Né à Floirac (Gironde) le 3 mars 1870. Fils d'un comptable bordelais et d'une mère créole. Passionné de peinture, c’est d’abord un autodidacte.

En 1893, il fit la connaissance d’Hubert Crackanthorpe grâce à Francis Jammes, leur ami commun. Le jeune Anglais l’invita à Londres et l’hébergea au 36, Chelsea Gardens en 1894 et 1896. Il fit ensuite de fréquents séjours à Londres qui lui permirent d’étudier de près les œuvres de John Constable et, plus encore, de William Turner exposées à la National Gallery. De là sans doute sa prédilection pour les effets de lumière et d’atmosphère ; de là aussi sa conviction qu’un paysage peint doit pouvoir exprimer une idée ou un sentiment. Nombreuses sont les toiles rapportées de Londres et nombreux furent les intellectuels ou poètes londoniens qu’il put rencontrer, tels John Gray, Richard Le Gallienne ou Ernest Dowson.

Charles Lacoste s’installa à Paris en 1899 pour se consacrer entièrement à son art.
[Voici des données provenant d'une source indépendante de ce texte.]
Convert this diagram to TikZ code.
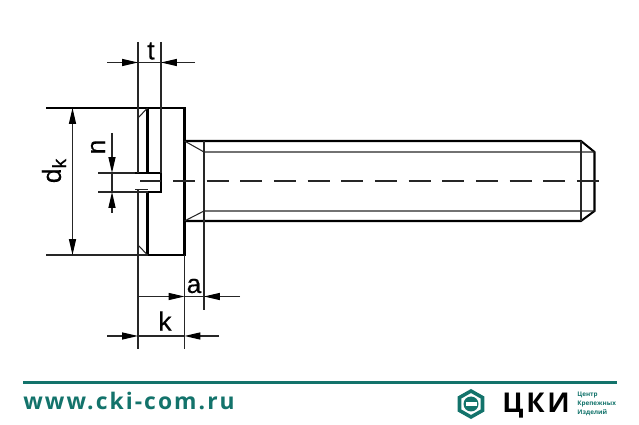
\documentclass[tikz,border=0pt]{standalone}
\usepackage{fontspec}
\usepackage{xcolor}
\setmainfont{Open Sans}
\newfontfamily\labelfont[FakeBold=0.4]{Liberation Sans}
\newfontfamily\urlfont[LetterSpace=9]{Open Sans}
\newfontfamily\logofont[LetterSpace=10]{Open Sans}
\definecolor{ckiteal}{HTML}{13736B}
\usetikzlibrary{arrows.meta}
\tikzset{
	thinline/.style = {line width=0.6pt, black!85},
	thickline/.style = {line width=1.15pt, black},
	dimline/.style = {thinline, -{Triangle[length=9pt,width=4pt,black]}},
	dimlabel/.style = {font=\labelfont\fontsize{15}{17}\selectfont, inner sep=0pt}
}

\begin{document}
\begin{tikzpicture}[x=0.02cm,y=-0.02cm]
	\useasboundingbox (0,0) rectangle (639,425);
	\coordinate (HL) at (147.5,108);
	\coordinate (HR) at (184.5,108);
	\coordinate (BL) at (147.5,255);
	\coordinate (BR) at (184.5,255);
	\coordinate (ST) at (184.5,141);
	\coordinate (SB) at (184.5,221);
	\coordinate (ET) at (581,141);
	\coordinate (EB) at (581,221);
	\coordinate (FT) at (594.5,152);
	\coordinate (FB) at (594.5,211);
	\coordinate (TT) at (204,152);
	\coordinate (TB) at (204,211);
	% screw outline
	\draw[thickline] (46,108) -- (HR) -- (BR) -- (BL);
	\draw[thickline] (HL) -- (147.5,173) -- (135,173);
	\draw[thickline] (147.5,173) -- (161,173) -- (161,192) -- (147.5,192) -- (BL);
	\draw[thickline] (ST) -- (ET) -- (FT) -- (FB) -- (EB) -- (SB);
	% thin lines of the head and the thread
	\draw[thinline] (HL) -- (138,118);
	\draw[thinline] (BL) -- (138,245);
	\draw[thinline] (ST) -- (TT) -- (FT);
	\draw[thinline] (SB) -- (TB) -- (FB);
	\draw[thinline] (ET) -- (EB);
	\draw[thinline] (204,141) -- (204,310);
	\draw[thinline] (135,189.5) -- (147.5,189.5);
	\draw[thinline] (140,181) -- (161,181);
	\draw[thinline, dash pattern=on 12.5pt off 6.66pt] (173,181) -- (599,181);
	% extension lines
	\draw[thinline] (138,42) -- (138,173);
	\draw[thinline] (138,189.5) -- (138,349);
	\draw[thinline] (161,42) -- (161,173);
	\draw[thinline] (184.5,255) -- (184.5,349);
	\draw[thinline] (46,255) -- (BL);
	\draw[thinline] (98,173) -- (135,173);
	\draw[thinline] (98,192) -- (147.5,192);
	% dimensions
	\draw[dimline] (107,62.5) -- (138,62.5);
	\draw[dimline] (195,62.5) -- (161,62.5);
	\draw[thinline] (138,62.5) -- (161,62.5);
	\draw[dimline] (72.5,181) -- (72.5,108);
	\draw[dimline] (72.5,181) -- (72.5,255);
	\draw[dimline] (112,133) -- (112,173);
	\draw[dimline] (112,213) -- (112,192);
	\draw[thinline] (112,173) -- (112,192);
	\draw[dimline] (138,296.5) -- (184.5,296.5);
	\draw[dimline] (240,296.5) -- (204,296.5);
	\draw[thinline] (184.5,296.5) -- (204,296.5);
	\draw[dimline] (107,336) -- (138,336);
	\draw[dimline] (219,336) -- (184.5,336);
	\draw[thinline] (138,336) -- (184.5,336);
	\node[dimlabel] (t) at (151,51) {t};
	\node[dimlabel] (k) at (165,321) {k};
	\node[dimlabel] (a) at (194,286) {a};
	\node[dimlabel, rotate=90] (n) at (98,147) {n};
	\node[dimlabel, rotate=90] (dk) at (54,171) {d\raisebox{-3pt}{\fontsize{11}{12}\selectfont k}};
	% footer
	\draw[ckiteal, line width=1.7pt] (23,382.5) -- (617,382.5);
	\node[anchor=base west, inner sep=0pt, ckiteal, font=\urlfont\bfseries\fontsize{13}{15}\selectfont] (url) at (23,410) {www.cki-com.ru};
	\draw[ckiteal, line width=2pt, fill=white] (471,391) -- (482.5,397.5) -- (482.5,410.5) -- (471,417) -- (459.5,410.5) -- (459.5,397.5) -- cycle;
	\fill[ckiteal] (471,404) circle (7.5);
	\fill[white] (465.5,402.4) rectangle (476.5,405.6);
	\node[anchor=base west, inner sep=0pt, font=\logofont\bfseries\fontsize{15.5}{17}\selectfont] (logo) at (502,413) {ЦКИ};
	\node[anchor=north west, inner sep=0pt, ckiteal, align=left, font=\bfseries\fontsize{3.6}{5}\selectfont] (sub) at (577,392) {Центр\\Крепежных\\Изделий};
\end{tikzpicture}
\end{document}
Il fut aussi l’ami du collectionneur Gabriel Frizeau, de Rouault, Monticelli, Bourdelle, mais aussi d’Odilon Redon, de Henry Lerolle, de Maurice Denis et du compositeur Henri Duparc… Il meurt à Paris le 1er mars 1959 et repose au petit cimetière de Pardies (près d’Orthez) où il avait acquis une maison en 1923.

L’amitié avec Jammes remonte quant à elle à l’année 1884. Le jeune poète herborise « dans la banlieue bordelaise, aux allées Boutaut », quand il rencontre Charles Lacoste. Ce dernier ne cessera d’être, « au long de la vie, le frère le plus aimant et le plus aimé ». Il soutint Jammes en toutes occasions, en particulier en le recommandant à des mécènes comme Gabriel Frizeau ou Arthur Fontaine. Le mémorialiste insiste sur le « caractère familial » de cette affection : « Je vois l’affection de Charles Lacoste comme un bras et une main tendus vers moi, si fermes que plutôt que de fléchir ils se briseraient. » (L’Amour, les Muses et la Chasse, p.12)

Charles Lacoste vers 1950 / Fonds Association F. Jammes Orthez
Francis Jammes à son bureau vers 1900 / Fonds Association F. Jammes Orthez

 

Mais ce qui réunit les deux adolescents, c’est une passion commune pour la poésie. Chacun l’exprimera à sa manière : l’un au moyen des mots, l’autre en peinture.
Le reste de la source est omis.